Mit dem Brettchen im Auto düse ich in den 18. Bezirk – bekomme dort natürlich keinen Parkplatz in der unmittelbaren Nähe, sondern irgendwo „am Berg“ und stapfe mit Christian in die Wohnung. Die Waschmaschine ist zum Glück nicht sonderlich schwer – aber unhandlich… Und so schnell kann ich gar nicht schauen, rutscht sie etwas und einer meiner Fingernägel verabschiedet sich mit viel Schwung. Autsch!

Dann quetschen wir uns gemeinsam mit der Waschmaschine durch das enge Stiegenhaus, keuchen die drei Stockwerke bergab, verfrachten die Waschmaschine zu ebener Erde auf das Rollbrettchen und rollern damit Richtung Straße. Dort muss ich mein Auto erst mal holen, dann die Waschmaschine einladen, zu mir fahren, dort feststellen, dass kein Parkplatz vor dem Haus frei ist, ergo „halblegal“ das Auto abstellen und hoffen, dass die gesamte Exekutive auf beiden Augen blind ist und keiner der Anrainer rachsüchtig, Waschmaschine ausladen, dankbar feststellen, dass bei mir der Lift funktioniert und wir das Ding nicht fünf Stöcke nach oben schleppen müssen und die Waschmaschine ins Bad stellen. *keuch* - und dann tieeeeeeeeeeef durchatmen…
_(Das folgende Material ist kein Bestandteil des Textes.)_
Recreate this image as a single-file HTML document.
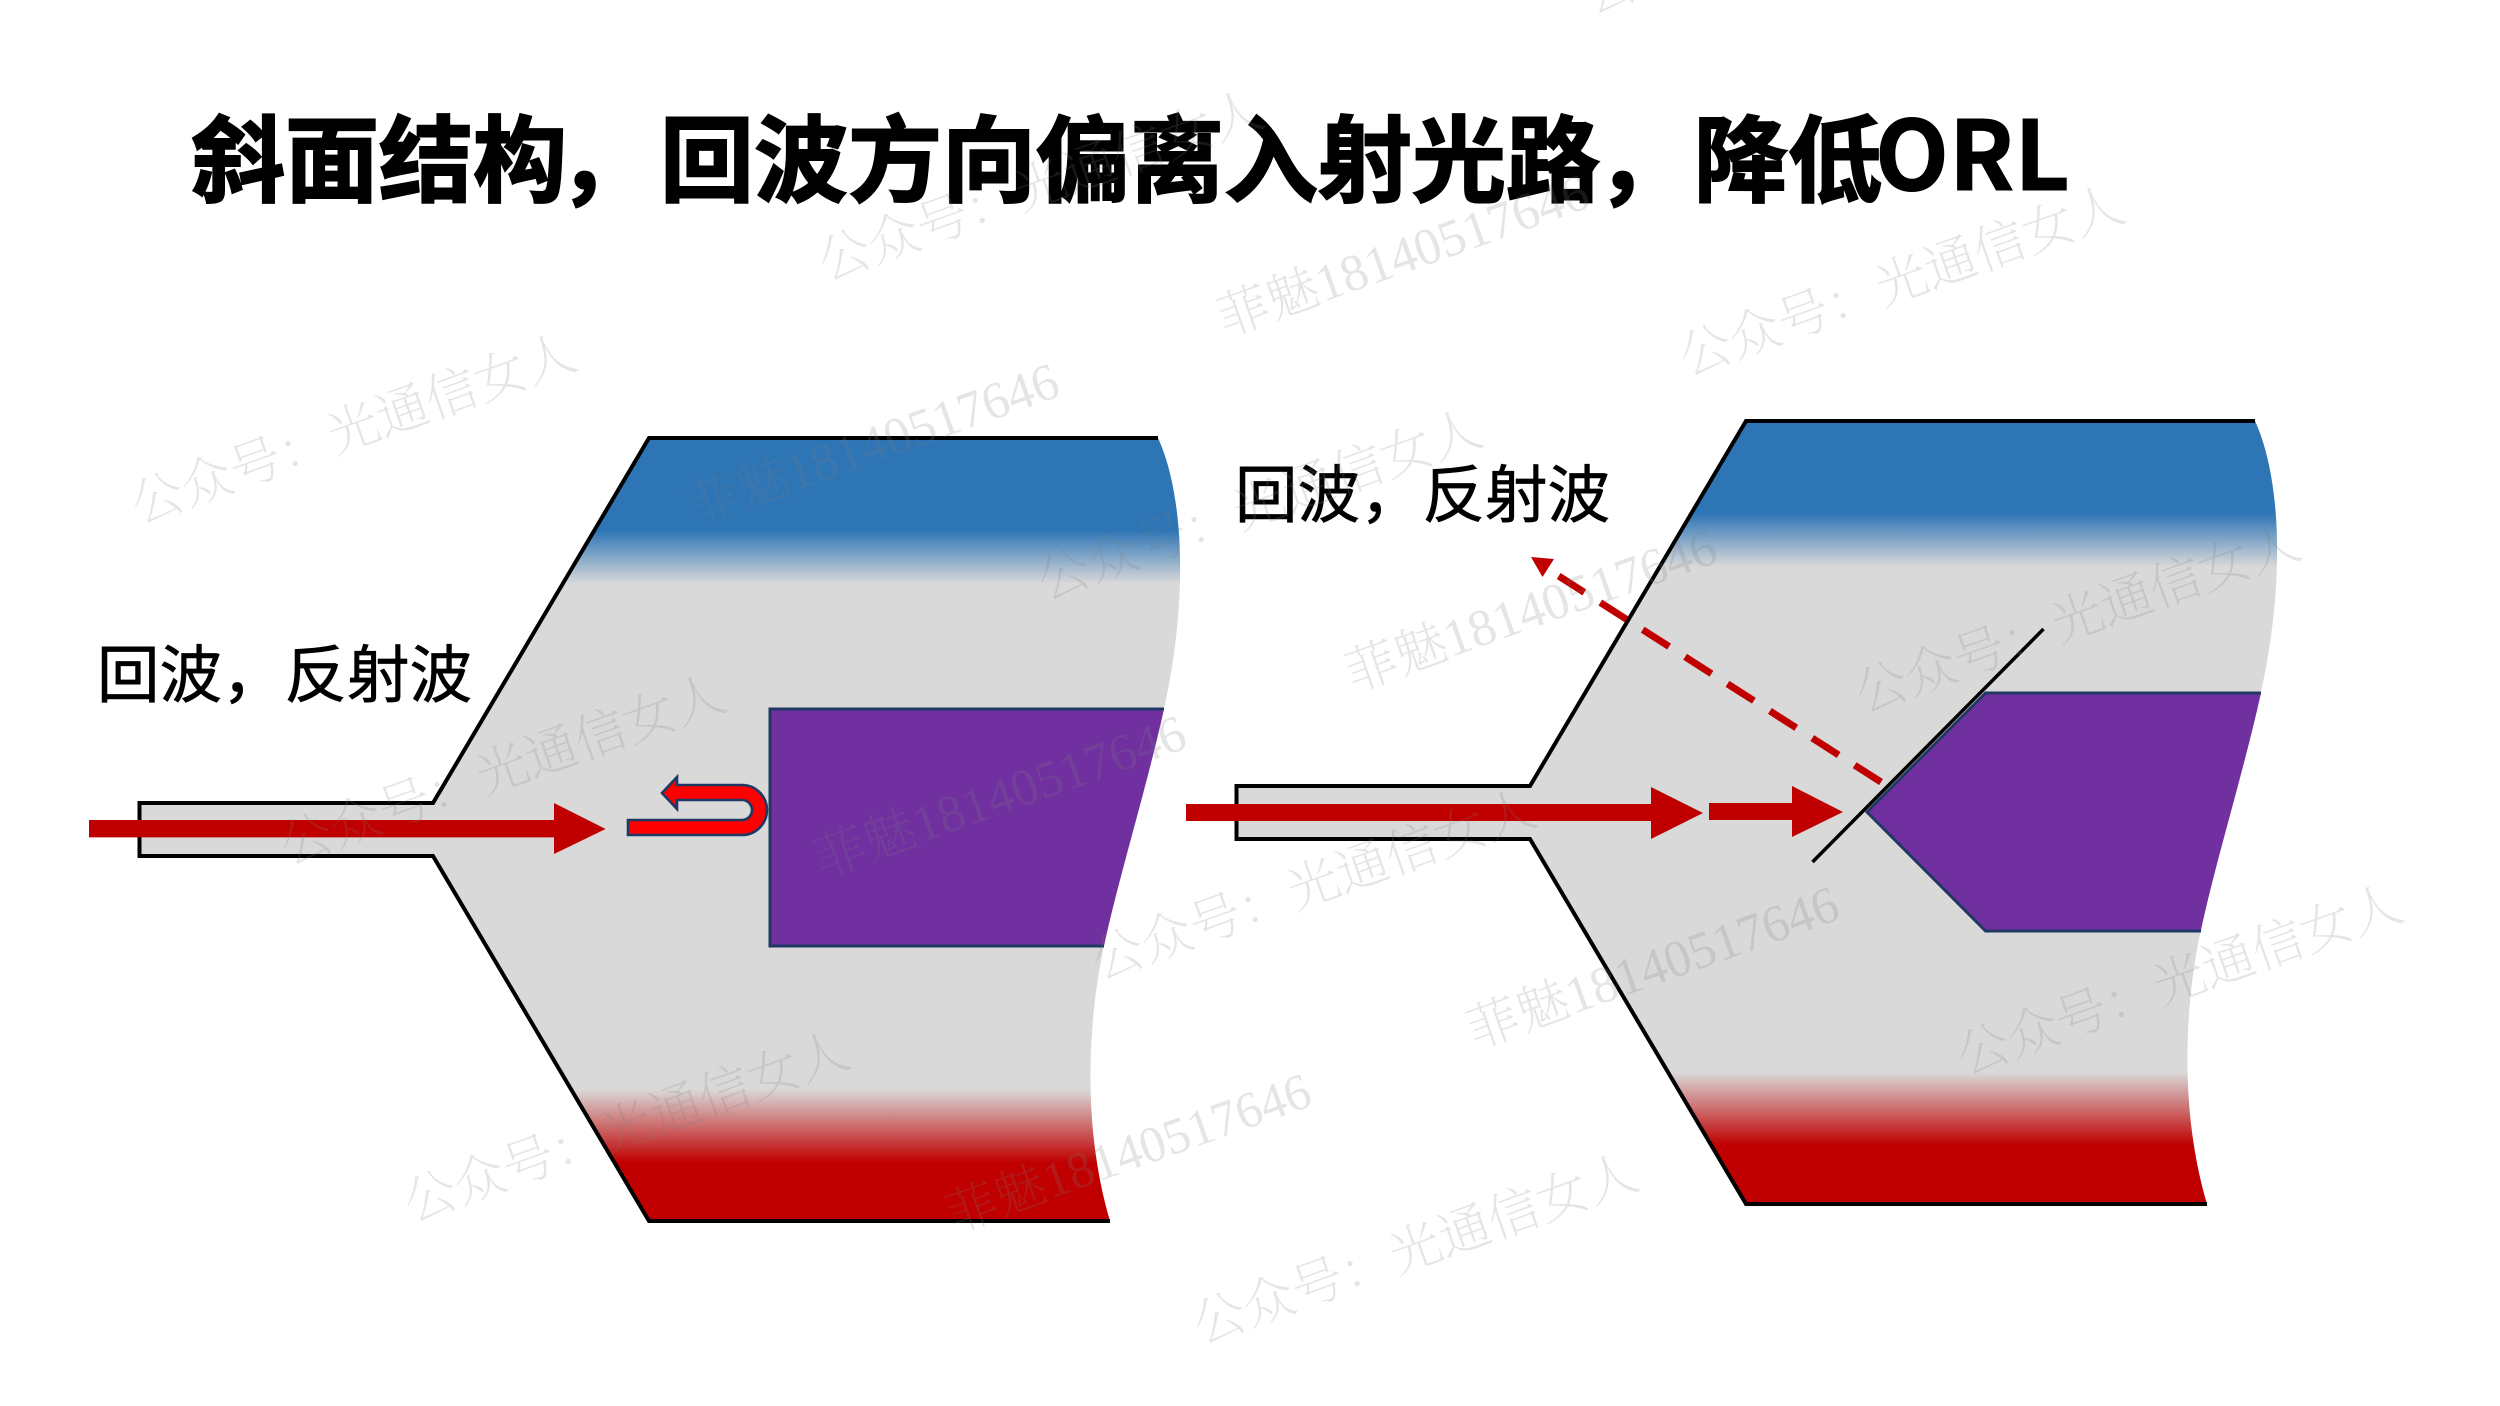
<!DOCTYPE html>
<html><head><meta charset="utf-8">
<style>html,body{margin:0;padding:0;background:#fff;width:2500px;height:1406px;overflow:hidden}svg{display:block}</style></head>
<body>
<svg xmlns="http://www.w3.org/2000/svg" width="2500" height="1406" viewBox="0 0 2500 1406">
<defs>
<linearGradient id="g" gradientUnits="userSpaceOnUse" x1="0" y1="438" x2="0" y2="1221">
<stop offset="0" stop-color="#2e75b6"/>
<stop offset="0.118" stop-color="#2e75b6"/>
<stop offset="0.186" stop-color="#d9d9d9"/>
<stop offset="0.832" stop-color="#d9d9d9"/>
<stop offset="0.925" stop-color="#c00000"/>
<stop offset="1" stop-color="#c00000"/>
</linearGradient>
<g id="body">
<path fill="url(#g)" d="M139.5,803 H433 L649,438 H1158 C1182,490 1190,590 1164,709 C1146,790 1118,880 1104,946 C1090,1010 1080,1120 1110,1221 H649 L433,856 H139.5 Z"/>
<path fill="none" stroke="#000" stroke-width="4" d="M1158,438 H649 L433,803 H139.5 V856 H433 L649,1221 H1110"/>
</g>
</defs>

<text y="194" font-family="'Noto Sans CJK SC','Liberation Sans',sans-serif" font-size="94" font-weight="700" fill="#000" stroke="#000" stroke-width="2"><tspan x="191">斜面结构</tspan><tspan x="558">，</tspan><tspan x="660">回波方向偏离入射光路</tspan><tspan x="1596">，</tspan><tspan x="1694">降低</tspan></text>
<text x="1875" y="190" font-family="'Noto Sans CJK SC','Liberation Sans',sans-serif" font-size="96" font-weight="700" fill="#000" stroke="#000" stroke-width="1">ORL</text>

<use href="#body"/>
<use href="#body" transform="translate(1097,-17)"/>

<path fill="#7030a0" d="M770,709 H1164 C1146,790 1118,880 1104,946 H770 Z"/>
<path fill="none" stroke="#1f3864" stroke-width="3" d="M1164,709 H770 V946 H1104"/>

<path fill="#7030a0" d="M1867,812 L1985.6,693 H2261 C2243,774 2215,864 2201,930 H1985.6 Z"/>
<path fill="none" stroke="#1f3864" stroke-width="3" d="M2261,693 H1985.6 L1867,812 L1985.6,931 H2201"/>

<path fill="#c00000" d="M89,820 H554 V803 L605.6,829 L554,854 V837.4 H89 Z"/>
<path fill="#ff0000" stroke="#1f3864" stroke-width="2.6" d="M628,820 H742 A10,10 0 0 0 742,800 H677 V809 L662,793 L677,777 V785 H742 A25,25 0 0 1 742,835 H628 Z"/>

<path fill="#c00000" d="M1186,804 H1651 V787 L1703,813 L1651,839 V821 H1186 Z"/>
<path fill="#c00000" d="M1709,803 H1792 V786 L1843,812 L1792,837 V820 H1709 Z"/>

<line x1="1812.5" y1="862" x2="2043.5" y2="629" stroke="#000" stroke-width="3.5"/>

<line x1="1881" y1="782" x2="1558.7" y2="576" stroke="#c00000" stroke-width="7" stroke-dasharray="31.3 19"/>
<path fill="#c00000" d="M1531,557 L1554,559 L1542.5,577 Z"/>

<text x="97" y="697" font-family="'Liberation Sans','Noto Sans CJK SC',sans-serif" font-size="62.5" fill="#000" stroke="#000" stroke-width="0.7">回波，反射波</text>
<text x="1235" y="517" font-family="'Liberation Sans','Noto Sans CJK SC',sans-serif" font-size="62.5" fill="#000" stroke="#000" stroke-width="0.7">回波，反射波</text>

<g font-family="'Liberation Serif','Noto Serif CJK SC',serif" font-size="52" font-weight="200" fill="#7f7f7f" fill-opacity="0.2">
<text transform="translate(139,524) rotate(-19.6)">公众号：光通信女人</text>
<text transform="translate(695,526) rotate(-19.6)">菲魅18140517646</text>
<text transform="translate(826,281) rotate(-19.6)">公众号：光通信女人</text>
<text transform="translate(1225,337) rotate(-19.6)">菲魅18140517646</text>
<text transform="translate(1687,376) rotate(-19.6)">公众号：光通信女人</text>
<text transform="translate(1045,600) rotate(-19.6)">公众号：光通信女人</text>
<text transform="translate(1353,692) rotate(-19.6)">菲魅18140517646</text>
<text transform="translate(1863,713) rotate(-19.6)">公众号：光通信女人</text>
<text transform="translate(288,865) rotate(-19.6)">公众号：光通信女人</text>
<text transform="translate(822,878) rotate(-19.6)">菲魅18140517646</text>
<text transform="translate(1099,980) rotate(-19.6)">公众号：光通信女人</text>
<text transform="translate(1475,1049) rotate(-19.6)">菲魅18140517646</text>
<text transform="translate(1965,1075) rotate(-19.6)">公众号：光通信女人</text>
<text transform="translate(412,1222) rotate(-19.6)">公众号：光通信女人</text>
<text transform="translate(954,1233) rotate(-19.6)" font-size="51">菲魅18140517646</text>
<text transform="translate(1201,1344) rotate(-19.6)">公众号：光通信女人</text>
<text transform="translate(1591,14) rotate(-19.6)">公</text>
</g>
</svg>
</body></html>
Da ich sehr risikoavers lebe, organisiere ich einen Installateur, der mir die Waschmaschine zum stolzen Preis eines schönen Paars Damenpumps anschließt (ich mag ja nicht ausprobieren, ob meine Haushaltsversicherung das mit dem Wasserschaden wirklich abdeckt), versuche, aus der Bedienungsanleitung halbwegs schlau zu werden, und endlich, seit über 12 Jahren, bin ich nun eines… waschautark… So einfach bin ich in Wahrheit glücklich zu machen…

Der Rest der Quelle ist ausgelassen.